The Ironton house is simple little home nestled in the suburbs. It’s about a third of the way through Lady and Gent when Slag and Puff answer the door and meet Ted—a boy of about twelve (Billy Butts)—who explains, “James Streaver’s my father.” The Es and Gs? His school grades. Old Pin was a widower who despite his shady actions was really battling to keep up a nice house and weekend visits to his boy. Ted’s never known his father as Pin and has no idea of his involvement in the fight game. He thinks his dad and Slag are traveling salesman and charms Slag by telling him how much his dad thought of him and Mrs. Bailey. Mrs. Bailey? Well, Pin said his two best friends, Slag and Puff, were married.
It’s all too much for Puff, who just wants Slag to tell the kid that his father’s dead as soon as possible so they can get out of Ironton and back to the city. A night turns into a month and then years as an unlikely family unit forms inside the Ironton home. Slag and Puff pose as husband and wife and proudly raise Ted from boyhood to college age (Charles Starrett takes over the part of Ted as a young man).
The former fighter gets a job at the steel mill, while the night club hostess is flattered into accepting the presidency of the Better Yard and Garden Club. Slag is sold on their situation from the start, happily slipping into the ready made father role and adjusting to a new blue collar life.
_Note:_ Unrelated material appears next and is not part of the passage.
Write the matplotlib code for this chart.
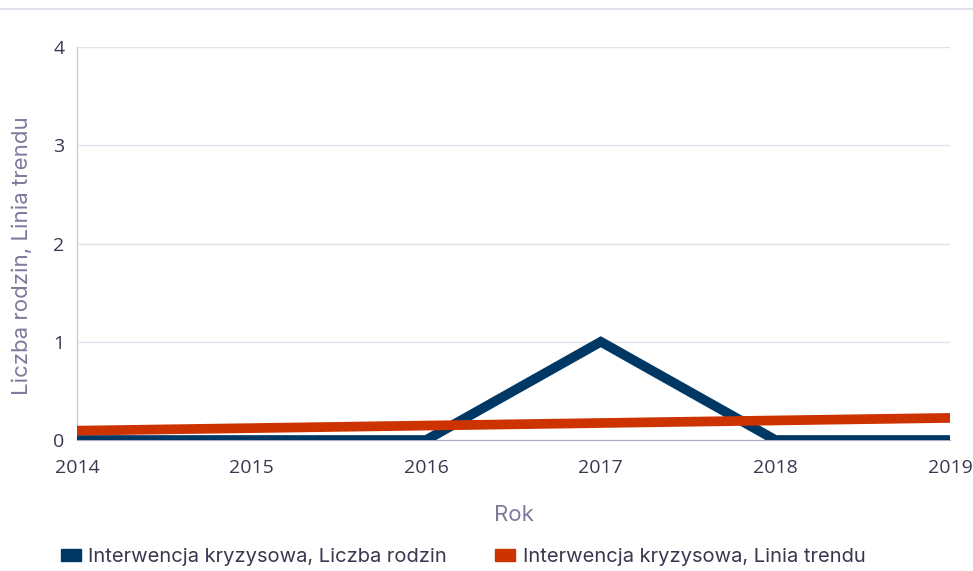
import matplotlib
matplotlib.use("Agg")
from matplotlib import pyplot as plt
from matplotlib.lines import Line2D
from matplotlib.patches import Patch

# data
years = [2014, 2015, 2016, 2017, 2018, 2019]
rodziny = [0, 0, 0, 1, 0, 0]
trend = [0.095, 0.121, 0.147, 0.173, 0.199, 0.225]
yticks = [0, 1, 2, 3, 4]

blue = "#003865"
orange = "#cc3300"
grid_c = "#e1e1ee"
lab_c = "#7d7b9c"

plt.rcParams['font.family'] = ['Open Sans', 'DejaVu Sans']

fig = plt.figure(figsize=(9.73, 5.71), dpi=100)
ax = fig.add_axes([0.0791, 0.2294, 0.8973, 0.6883])

ax.plot(years, rodziny, color=blue, lw=7, solid_joinstyle="miter", zorder=3)
ax.plot(years, trend, color=orange, lw=7, zorder=4)

ax.set_xlim(2014, 2019)
ax.set_ylim(0, 4)
ax.set_xticks(years)
ax.set_yticks(yticks)
ax.grid(axis="y", color=grid_c, lw=1)
ax.set_axisbelow(True)
for s in ["top", "right"]:
    ax.spines[s].set_visible(False)
ax.spines["left"].set_color("#c3c3d8")
ax.spines["bottom"].set_color("#a9a9c6")
ax.tick_params(length=0, labelsize=14, colors="#383850", pad=9)
ax.tick_params(axis="x", pad=14)

ax.set_xlabel("Rok", fontsize=16, color=lab_c, labelpad=20, family=["Inter", "DejaVu Sans"])
ax.set_ylabel("Liczba rodzin, Linia trendu", fontsize=16, color=lab_c,
              family=["Inter", "DejaVu Sans"], va="center")
ax.yaxis.set_label_coords(-0.063, 0.468)

# top separator line
fig.add_artist(Line2D([0, 1], [1 - 9/571, 1 - 9/571], color="#dcdcea", lw=1.2))

handles = [Patch(color=blue), Patch(color=orange)]
fig.legend(handles, ["Interwencja kryzysowa, Liczba rodzin",
                     "Interwencja kryzysowa, Linia trendu"],
           loc="center", bbox_to_anchor=(0.476, 1 - 557/571), ncol=2,
           frameon=False, handlelength=1.0, handleheight=0.5,
           handletextpad=0.35, columnspacing=2.4, labelcolor="#383850",
           prop={"family": ["Inter", "DejaVu Sans"], "size": 14.5})

fig.savefig("out.png", dpi=100)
Puff fights it, but despite her often fiery demeanor she’s just as hooked on Ted as Slag is, and proud of the non-traditional family unit they’ve formed.
Some of the contemporary reviews thought Lady and Gent pushed too far in having the fight angle come full circle, but doing so leads to an original climax that allows Slag to try and save Ted while vanquishing an old enemy and finally cementing his relationship with Puff, who gets to show how much she really cares for the big lug and all he’s done for their makeshift family. Delight Evans of Screenland wrote, “Hokum? Maybe. But the very best hokum.” While Billy Butts, who played young Ted, is no Jackie Cooper, Lady and Gent otherwise holds up as well as the much better remembered, but even hokier, film that topped it for that Academy Award, The Champ.
Lady and Gent was directed by Stephen Roberts during his tenure as a Paramount contract director. It’s the first of three strong consecutive features at the studio for Roberts, who followed with The Night of June 13th (1932) and The Story of Temple Drake (1933). It’s a shame the first two movies aren’t as well known as the notorious third title. During this period Roberts also directed two scenes from If I Had a Million, including the segment featuring Wynne Gibson. He gets strong performances from both of his leads in Lady and Gent with the often larger than life Bancroft underplaying throughout and Gibson making the most of the flashier feminine lead.
As noted at the top of this piece Lady and Gent was remade in 1939 as Unmarried with Helen Twelvetrees in the Gibson role and cowboy star Buck Jones stepping out of his spurs to take on the Bancroft part. Gleason’s real-life pal Robert Armstrong played Pin(s) Streaver in the remake.
Both films were originally Paramount properties now held under lock and key by Universal. While we can hope they eventually make their way to the Vault Series, best bet for now is to search the gray market at FindOldMovies and be happy to see either at all.
- Evans, Delight. “Reviews of the Best Pictures.” Screenland. October 1932, 56.
- Rev. of Lady and Gent. Motion Picture Herald. 9 July 1932, 31.